------ Material ------
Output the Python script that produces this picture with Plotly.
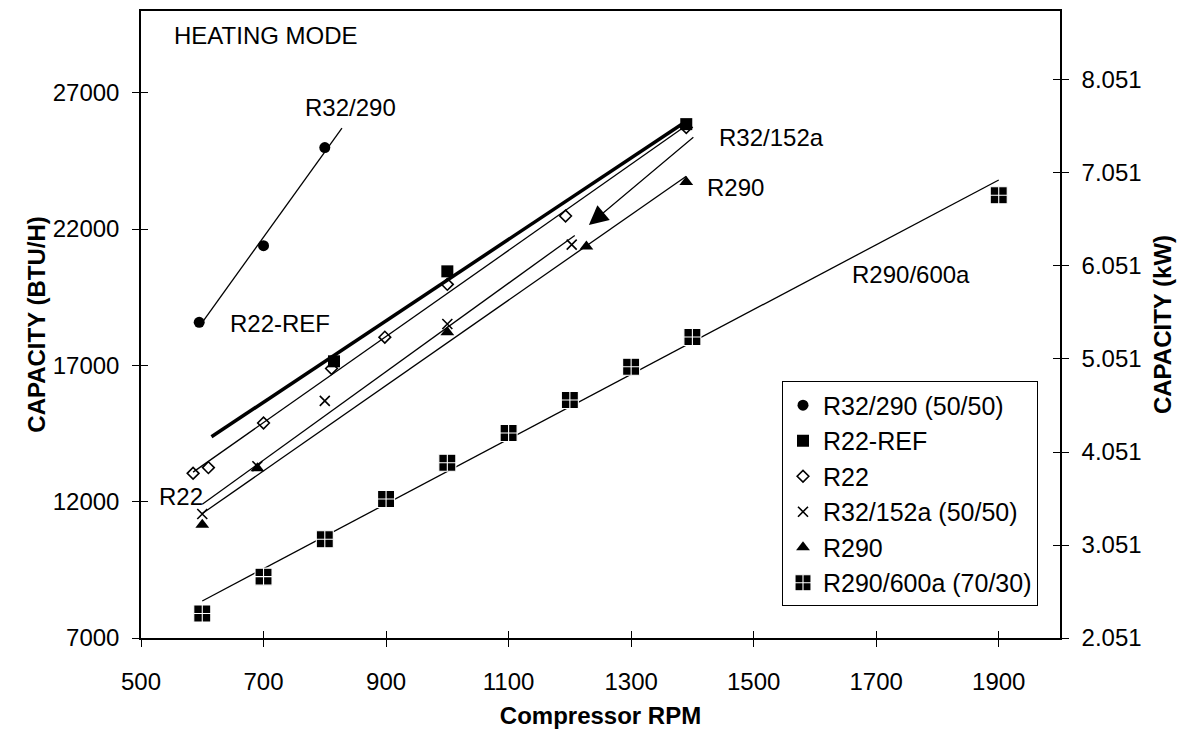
import numpy as np
import plotly.graph_objects as go

# ---------------- data ----------------
rpm_r32_290 = [595, 700, 800]
cap_r32_290 = [18580, 21390, 24990]

rpm_r22_ref = [815, 1000, 1390]
cap_r22_ref = [17150, 20450, 25850]

rpm_r22 = [585, 610, 700, 811, 898, 1000, 1193, 1390]
cap_r22 = [13040, 13250, 14885, 16884, 18036, 19972, 22480, 25725]

rpm_r32_152a = [600, 690, 800, 1000, 1203]
cap_r32_152a = [11550, 13300, 15700, 18520, 21430]

rpm_r290 = [600, 690, 1000, 1227, 1390]
cap_r290 = [11150, 13230, 18220, 21360, 23730]

rpm_r290_600a = [600, 700, 800, 900, 1000, 1100, 1200, 1300, 1400, 1900]
cap_r290_600a = [7900, 9250, 10620, 12100, 13430, 14520, 15730, 16950, 18040, 23240]

# trend-line extents (rpm) for each series
trend_r32_290 = [595, 828]
trend_r22_ref = [615, 1390]
trend_r22 = [585, 1390]
trend_r32_152a = [600, 1208]
trend_r290 = [600, 1390]
trend_r290_600a = [600, 1900]

series_names = ["R32/290 (50/50)", "R22-REF", "R22", "R32/152a (50/50)", "R290", "R290/600a (70/30)"]

x_ticks = [500, 700, 900, 1100, 1300, 1500, 1700, 1900]
y_ticks = [7000, 12000, 17000, 22000, 27000]
kw_ticks = [2.051, 3.051, 4.051, 5.051, 6.051, 7.051, 8.051]
X_RANGE = [500, 2000]
Y_RANGE = [7000, 30000]
BTU_PER_KW = 3412.14

# ---------------- figure ----------------
W, H = 1190, 734
ML, MR, MT, MB = 141, 130, 9, 92
PW, PH = W - ML - MR, H - MT - MB
FONT = "Liberation Sans, Arial, Helvetica, sans-serif"


def px2paper(px, py):
    return (px - ML) / PW, (H - MB - py) / PH


fig = go.Figure()


def trend(rpm, cap, ext, width):
    slope, icpt = np.polyfit(rpm, cap, 1)
    xs = np.array(ext, dtype=float)
    fig.add_trace(go.Scatter(x=xs, y=slope * xs + icpt, mode="lines",
                             line=dict(color="black", width=width),
                             showlegend=False, hoverinfo="skip"))


trend(rpm_r32_290, cap_r32_290, trend_r32_290, 1.3)
trend(rpm_r22_ref, cap_r22_ref, trend_r22_ref, 3.5)
trend(rpm_r22, cap_r22, trend_r22, 1.3)
trend(rpm_r32_152a, cap_r32_152a, trend_r32_152a, 1.3)
trend(rpm_r290, cap_r290, trend_r290, 1.3)
trend(rpm_r290_600a, cap_r290_600a, trend_r290_600a, 1.3)

marker_styles = [
    dict(symbol="circle", size=11, color="black"),
    dict(symbol="square", size=12, color="black"),
    dict(symbol="diamond-open", size=9, color="black", line=dict(width=1.6, color="black")),
    dict(symbol="x-thin-open", size=10, color="black", line=dict(width=1.6, color="black")),
    dict(symbol="triangle-up", size=12, color="black"),
    dict(symbol="square-cross", size=17, color="black", line=dict(width=1.1, color="white")),
]
data_sets = [
    (rpm_r32_290, cap_r32_290),
    (rpm_r22_ref, cap_r22_ref),
    (rpm_r22, cap_r22),
    (rpm_r32_152a, cap_r32_152a),
    (rpm_r290, cap_r290),
    (rpm_r290_600a, cap_r290_600a),
]
for name, (xs, ys), mk in zip(series_names, data_sets, marker_styles):
    fig.add_trace(go.Scatter(x=xs, y=ys, mode="markers", name=name, marker=mk))

# dummy traces so the overlay axes (inner half of crossing ticks) are drawn
for xa, ya in [("x3", "y"), ("x", "y3"), ("x", "y2"), ("x", "y4")]:
    fig.add_trace(go.Scatter(x=[None], y=[None], xaxis=xa, yaxis=ya,
                             showlegend=False, hoverinfo="skip"))

tickfont = dict(family=FONT, size=24, color="black")
titlefont = dict(family=FONT, size=24, color="black", weight="bold")
kw_range = [Y_RANGE[0] / BTU_PER_KW, Y_RANGE[1] / BTU_PER_KW]

fig.update_layout(
    width=W, height=H,
    margin=dict(l=ML, r=MR, t=MT, b=MB, pad=0),
    paper_bgcolor="white", plot_bgcolor="white",
    font=dict(family=FONT, size=24, color="black"),
    xaxis=dict(range=X_RANGE, tickvals=x_ticks, ticks="outside", ticklen=7,
               tickcolor="black", tickwidth=1.2, showline=True, linecolor="black",
               linewidth=1.5, mirror=True, showgrid=False, zeroline=False,
               tickfont=tickfont, ticklabelstandoff=14, tickformat="d",
               title=dict(text="Compressor RPM", font=titlefont, standoff=14)),
    xaxis3=dict(range=X_RANGE, overlaying="x", anchor="y", tickvals=x_ticks,
                ticks="inside", ticklen=7, tickcolor="black", tickwidth=1.2,
                showticklabels=False, showline=False, showgrid=False, zeroline=False),
    yaxis=dict(range=Y_RANGE, tickvals=y_ticks, ticks="outside", ticklen=7,
               tickcolor="black", tickwidth=1.2, showline=True, linecolor="black",
               linewidth=1.5, showgrid=False, zeroline=False, tickfont=tickfont,
               ticklabelstandoff=8, tickformat="d",
               title=dict(text="CAPACITY (BTU/H)", font=titlefont, standoff=0)),
    yaxis3=dict(range=Y_RANGE, overlaying="y", side="left", anchor="x", tickvals=y_ticks,
                ticks="inside", ticklen=7, tickcolor="black", tickwidth=1.2,
                showticklabels=False, showline=False, showgrid=False, zeroline=False),
    yaxis2=dict(range=kw_range, overlaying="y", side="right", anchor="x",
                tickvals=kw_ticks, ticktext=[f"{v:.3f}" for v in kw_ticks],
                ticks="outside", ticklen=7, tickcolor="black", tickwidth=1.2,
                showline=True, linecolor="black", linewidth=1.5, showgrid=False,
                zeroline=False, tickfont=tickfont, ticklabelstandoff=8,
                title=dict(text="CAPACITY (kW)", font=titlefont, standoff=14)),
    yaxis4=dict(range=kw_range, overlaying="y", side="right", anchor="x",
                tickvals=kw_ticks, ticks="inside", ticklen=7, tickcolor="black",
                tickwidth=1.2, showticklabels=False, showline=False, showgrid=False,
                zeroline=False),
    legend=dict(x=px2paper(1038, 383)[0], y=px2paper(1038, 383)[1],
                xanchor="right", yanchor="top", bgcolor="white",
                bordercolor="black", borderwidth=1,
                font=dict(family=FONT, size=25, color="black"),
                tracegroupgap=0, itemwidth=30),
    showlegend=True,
)

labels = [
    ("HEATING MODE", 172, 34),
    ("R32/290", 303, 106),
    ("R22-REF", 228, 324),
    ("R22", 157, 499),
    ("R32/152a", 717, 137),
    ("R290", 705, 187),
    ("R290/600a", 850, 275),
]
for text, px, py in labels:
    ax_, ay_ = px2paper(px, py)
    fig.add_annotation(text=text, x=ax_, y=ay_, xref="paper", yref="paper",
                       xanchor="left", yanchor="middle", showarrow=False,
                       font=dict(family=FONT, size=24, color="black"))

# arrow pointing from the R32/152a label to its line
fig.add_annotation(x=1231, y=22150, xref="x", yref="y", text="", showarrow=True,
                   ax=106, ay=-89, arrowhead=2, arrowsize=3.2, arrowwidth=1.2,
                   arrowcolor="black")

fig.write_html("out.html")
------
Please quote the lines of the material, beginning with the first and ending with the one that contains "cap_r32_290 = [18580, 21390, 24990]", exactly as written and without any pictures.

Output the Python script that produces this picture with Plotly.
import numpy as np
import plotly.graph_objects as go

# ---------------- data ----------------
rpm_r32_290 = [595, 700, 800]
cap_r32_290 = [18580, 21390, 24990]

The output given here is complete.